After having an unconstitutional-power grab explicitly vetoed last year by Texas Gov. Rick Perry, the Texas Ethics Commission is rushing forward with a new regulation designed to silence critics of government and chill the freedom of association.
Ironically, this is the one policy issue where Republicans in Washington, DC, are fighting more effectively than their elected counterparts in Texas. Conservatives in our nation’s capitol are winning the fight to protect First Amendment rights by stopping these unconstitutional rules and those pushing them.
Earlier this year, U.S. Sen. Ted Cruz called on legislators to oppose such “pernicious laws,” saying Texas must not adopt a “disastrous policy that would unconstitutionally chill free speech.”
Yet the unelected commissioners voted on Thursday to proceed with their rule requiring 501c4 nonprofits to list the names of donors.
This is basically a regulatory version of legislation passed by Democrats and liberal Republicans but vetoed by the governor. That legislation, authored by “Republican” clients of Tarrant County lobbyist Bryan Eppstein, explicitly exempted labor unions.
Straus’ allies want the names of donors to conservative organizations for one reason: so powerful committee chairmen can call the donors and threaten them. At least one conservative Texas group has publicly noted that one of Straus’ House committee chairmen has made calls threatening to block known donors’ business interests.
You will remember that the Straus initiative came at the same time the nation was learning about Barack Obama’s IRS speech-regulator, Lois Lerner, using the power of her agency to attack conservative groups.
Texas’ senior senator, John Cornyn, called the IRS abuses (now being mimicked by the TEC) “a breach of faith and potentially violations of criminal law.”
In vetoing the legislation last year, Perry wrote that “when our federal government is assaulting the rights of Americans by using the tools of government to squelch dissent it is unconscionable to expose more Texans to the risk of such harassment, regardless of political, organizational or party affiliation.”
The proposed rule goes further than what even the IRS was attempting.

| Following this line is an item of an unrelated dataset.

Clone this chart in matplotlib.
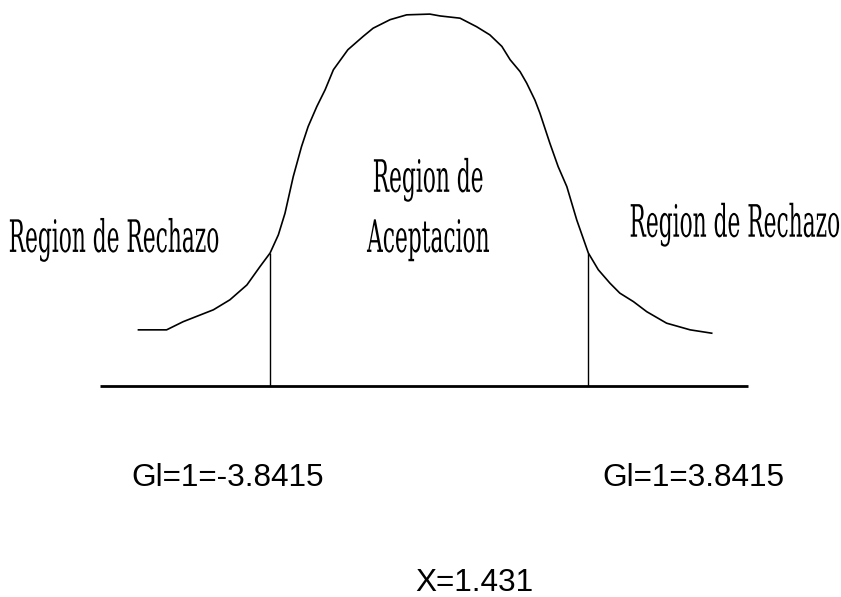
import numpy as np
import matplotlib.pyplot as plt
from matplotlib.patheffects import AbstractPathEffect
from matplotlib.transforms import Affine2D

# critical values and observed statistic
crit_left = -3.8415
crit_right = 3.8415
x_obs = 1.431

# bell curve traced as (x, height) pairs, peak height ~1
curve_x = [-7.02, -6.34, -5.94, -5.53, -5.21, -4.81, -4.40, -4.08, -3.84,
           -3.64, -3.48, -3.28, -3.08, -2.92, -2.71, -2.51, -2.31, -1.96,
           -1.59, -1.35, -0.94, -0.54, 0.02, 0.27, 0.75, 1.15, 1.47, 1.76,
           1.96, 2.20, 2.36, 2.56, 2.68, 2.92, 3.12, 3.33, 3.57, 3.85,
           4.09, 4.37, 4.61, 4.94, 5.26, 5.74, 6.31, 6.83]
curve_y = [0.151, 0.151, 0.173, 0.191, 0.205, 0.232, 0.272, 0.322, 0.358,
           0.407, 0.465, 0.564, 0.645, 0.699, 0.753, 0.798, 0.852, 0.906,
           0.942, 0.964, 0.987, 1.000, 1.002, 0.997, 0.991, 0.968, 0.946,
           0.915, 0.879, 0.847, 0.816, 0.770, 0.735, 0.654, 0.591, 0.537,
           0.447, 0.358, 0.313, 0.277, 0.250, 0.227, 0.200, 0.169, 0.151,
           0.142]
cut_height = 0.358
axis_span = [-7.95, 7.7]

labels_region = ['Region de Rechazo', 'Region de', 'Aceptacion', 'Region de Rechazo']
label_gl = ['Gl=1={}'.format(crit_left), 'Gl=1={}'.format(crit_right)]
label_x = 'X={}'.format(x_obs)


class TallText(AbstractPathEffect):
    """Stretch glyphs vertically about their baseline."""
    def __init__(self, sy):
        super().__init__()
        self.sy = sy

    def draw_path(self, renderer, gc, tpath, affine, rgbFace=None):
        renderer.draw_path(gc, tpath, Affine2D().scale(1, self.sy) + affine, rgbFace)


fig = plt.figure(figsize=(8.41, 5.97), dpi=100)
ax = fig.add_axes([0, 0, 1, 1])
ax.set_xlim(-10.365, 9.954)
ax.set_ylim(-0.569, 1.040)
ax.axis('off')

ax.plot(curve_x, curve_y, color='black', lw=1.2, solid_joinstyle='round')
ax.plot(axis_span, [0, 0], color='black', lw=2.0, solid_capstyle='butt')
ax.vlines([crit_left, crit_right], 0, cut_height, color='black', lw=1.0)

serif = dict(family='DejaVu Serif', stretch='condensed', fontsize=17.4,
             color='black', ha='center', va='baseline',
             path_effects=[TallText(1.85)])
ax.text(-7.61, 0.361, labels_region[0], **serif)
ax.text(-0.02, 0.523, labels_region[1], **serif)
ax.text(-0.02, 0.361, labels_region[2], **serif)
ax.text(7.39, 0.402, labels_region[3], **serif)

sans = dict(family='Liberation Sans', fontsize=22.7, color='black',
            ha='left', va='baseline')
ax.text(-7.18, -0.270, label_gl[0], **sans)
ax.text(4.20, -0.270, label_gl[1], **sans)
ax.text(-0.34, -0.553, label_x, **sans)

fig.savefig('out.png', dpi=100)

The power commissioners are giving themselves would let them dig into any politically active non-profit’s books to decide if the commission believes the non-profit should being making a report.
This is crazy, broad new authority that the TEC is granting itself without even the tiniest bit of law to back it up. It makes IRS look tame, by comparison.

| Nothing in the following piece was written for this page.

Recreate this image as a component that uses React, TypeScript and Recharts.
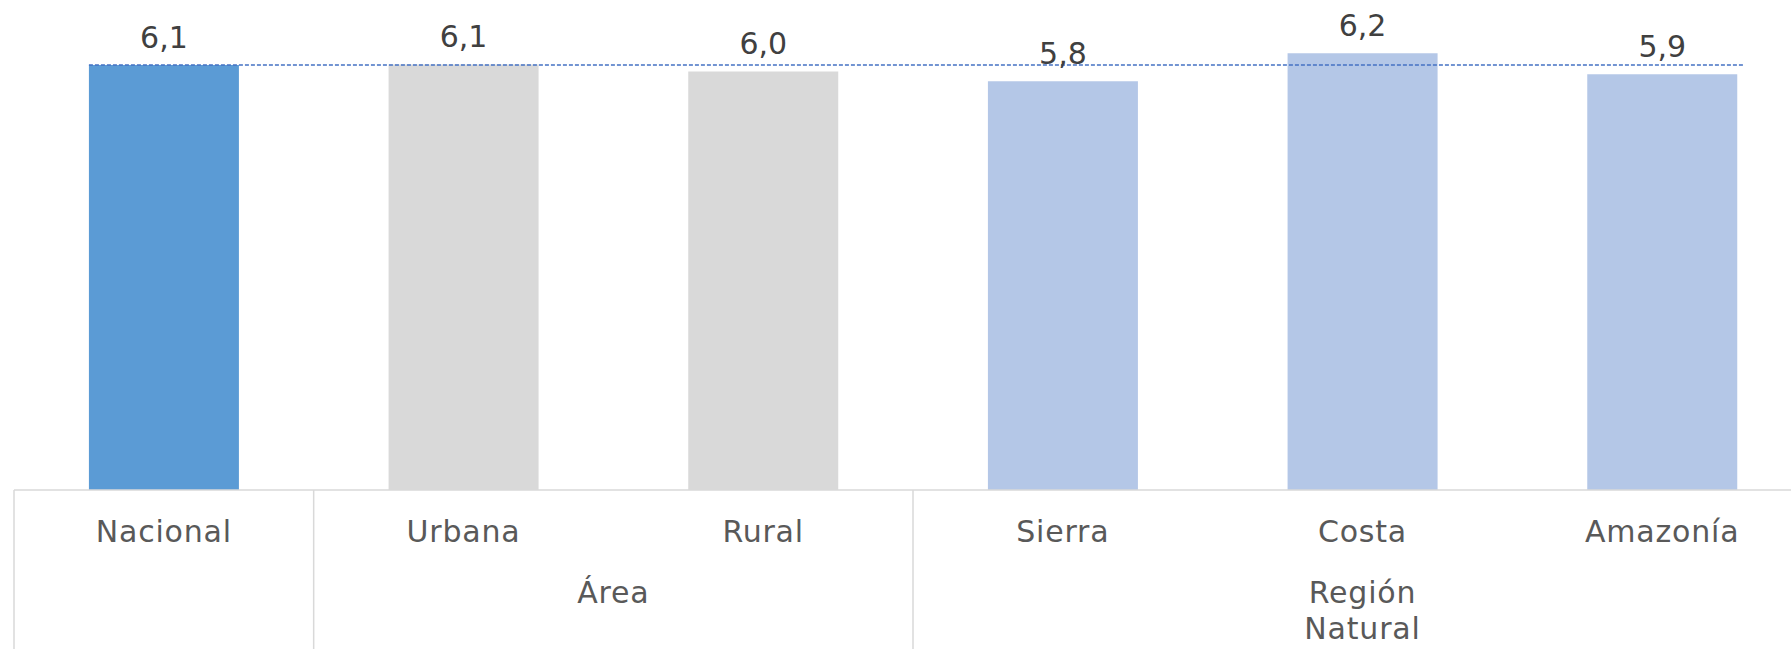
import React from "react";
import { BarChart, Bar, XAxis, YAxis, Cell, LabelList, ReferenceLine } from "recharts";

const categories = ["Nacional", "Urbana", "Rural", "Sierra", "Costa", "Amazonía"];
const values = [6.07, 6.08, 5.98, 5.84, 6.24, 5.94];
const groups = ["", "Área", "Área", "Región Natural", "Región Natural", "Región Natural"];
const groupLines: string[][] = [[], ["Área"], ["Área"], ["Región", "Natural"], ["Región", "Natural"], ["Región", "Natural"]];
const colors = ["#5B9BD5", "#D9D9D9", "#D9D9D9", "#B4C7E7", "#B4C7E7", "#B4C7E7"];
const positions = [0.5, 1.5, 2.5, 3.5, 4.5, 5.5];
const nationalValue = values[0];
const referenceSpan = [0.25, 5.77];

const data = categories.map((c, i) => ({ name: c, value: values[i], group: groups[i], pos: positions[i] }));

const FONT = "'DejaVu Sans', sans-serif";
const FS = 30;
const LS = 0.8;

const CustomTick = (props: any) => {
  const { x, y, payload, index } = props;
  const half = payload.offset ?? 0;
  const i = index as number;
  const left = x - half;
  const els: React.ReactNode[] = [];
  const isGroupStart = i === 0 || groups[i] !== groups[i - 1];
  if (isGroupStart) {
    els.push(<line key="l" x1={left} x2={left} y1={y} y2={y + 200} stroke="#D9D9D9" strokeWidth={1.5} />);
    let n = 1;
    while (i + n < groups.length && groups[i + n] === groups[i]) n++;
    const center = left + n * half;
    groupLines[i].forEach((t, k) => {
      els.push(
        <text key={"g" + k} x={center} y={y + 113 + k * 36} textAnchor="middle" fill="#595959" fontSize={FS} letterSpacing={LS} fontFamily={FONT}>
          {t}
        </text>
      );
    });
  }
  if (i === categories.length - 1) {
    els.push(<line key="r" x1={x + half} x2={x + half} y1={y} y2={y + 200} stroke="#D9D9D9" strokeWidth={1.5} />);
  }
  return (
    <g>
      {els}
      <text x={x} y={y + 52} textAnchor="middle" fill="#595959" fontSize={FS} letterSpacing={LS} fontFamily={FONT}>
        {payload.value}
      </text>
    </g>
  );
};

export default function App() {
  return (
    <div style={{ position: "fixed", left: 0, top: 0, width: 1791, height: 649, overflow: "hidden", background: "#fff" }}>
      <BarChart
        width={1812}
        height={649}
        data={data}
        margin={{ top: 0, right: 0, bottom: 0, left: 14 }}
        barCategoryGap="25%"
      >
        <XAxis
          dataKey="name"
          height={159}
          tickSize={0}
          tickMargin={0}
          tickLine={false}
          axisLine={{ stroke: "#D9D9D9", strokeWidth: 1.5 }}
          tick={<CustomTick />}
          interval={0}
        />
        <XAxis xAxisId="num" dataKey="pos" type="number" scale="linear" domain={[0, 6]} hide allowDataOverflow />
        <YAxis domain={[0, 7]} hide />
        <Bar dataKey="value" isAnimationActive={false}>
          {data.map((d, i) => (
            <Cell key={d.name} fill={colors[i]} />
          ))}
          <LabelList
            dataKey="value"
            position="top"
            offset={17}
            fill="#404040"
            fontSize={FS}
            fontFamily={FONT}
            formatter={(v: any) => Number(v).toFixed(1).replace(".", ",")}
          />
        </Bar>
        <ReferenceLine
          xAxisId="num"
          segment={[
            { x: referenceSpan[0], y: nationalValue },
            { x: referenceSpan[1], y: nationalValue },
          ]}
          stroke="#4472C4"
          strokeWidth={1.5}
          strokeDasharray="4 2"
          ifOverflow="visible"
        />
      </BarChart>
    </div>
  );
}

Working to implement this unconstitutional (and illegal) power grab is Jim Clancy, a failed “Republican” candidate for state representative who now chairs the TEC. He is being aided by Paul Hobby, whose chief claim to fame is being the son of a Democratic politician.
It is worth noting that while they are just now pursuing this rule, Clancy and Hobby have been doggedly pursuing TFR for violating the very rule before it even existed. Ex post facto laws are unconstitutional, but clearly neither the law nor the constitution matters to these two lawyers.
The Texas Home School Coalition has filed a federal lawsuit against the TEC over this issue in Lubbock County. Scofflaws Clancy and Hobby have been unethically operating outside the boundaries of the law in their agency’s efforts to chill the freedoms of speech, association and press and the THSC aims to stop them.